I did not see mention of short lengths so hopefully you will have plenty of material to hold. I’m assuming the slits are just 1″ in from the end and not right through a 1″ length of tube.
Getting a 1″ depth slot with a 3″ saw may be restricted by the diameter of your arbour which is likely to be more than 1″ over the flange and washer so you may have to come at it from the sides and accept an angled bottom to the cut. Ideally you want at least two teeth in contact and this is one case where the finer toothed blades are the better choice but with careful feeding and the axis lock nipped up a little the 28T should work. Coming in from the sides is also less likely to see the saw wandering.
If it is just a short 1″ length of tube you want to slit along it’s full length then grip by the ends in the vice so only about 2mm is sticking out the side and cut so the saw only clears the back of the cut by 0.5mm
The calculations for speed are mentioned above are OK but if using a small hobby benchtop machine it will be right at the bottom end of the motors speed range and stalling is quite likely so you may have to overspeed it a little to avoid this. If you have hi/low ratio then use low.
Using this bit of tube as a “practice” piece is worthwhile as you will then be better prepared for when you need to use the saws for accurate work and it saves wasting material on practice cuts or worse mucking up an important part if you go in without ever using the saws before.
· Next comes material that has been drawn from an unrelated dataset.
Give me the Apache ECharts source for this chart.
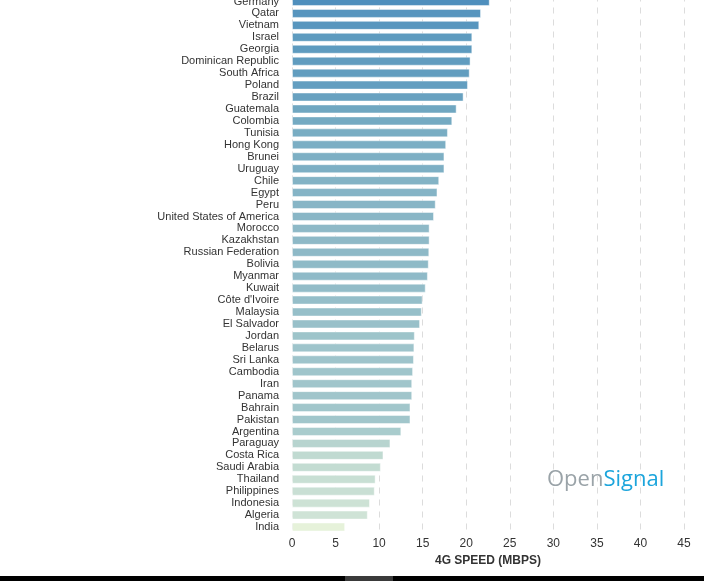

Feed rate is a bit of a difficult one with slitting saws. If the world were ideal you could decide on a chip load of say 0.001″ per tooth so feed 0.028″ per rev in the case of a 28T blade which equates to 1.68″ /min feed at 100rpm. However as most slitting saws don’t seem to run true you are likely to only have a few teeth cutting at the desired load and those on the opposite side of the saw may not be cutting at all, those between will have variable load. So use the feed rate calculated as a maximum and go by feel and sound.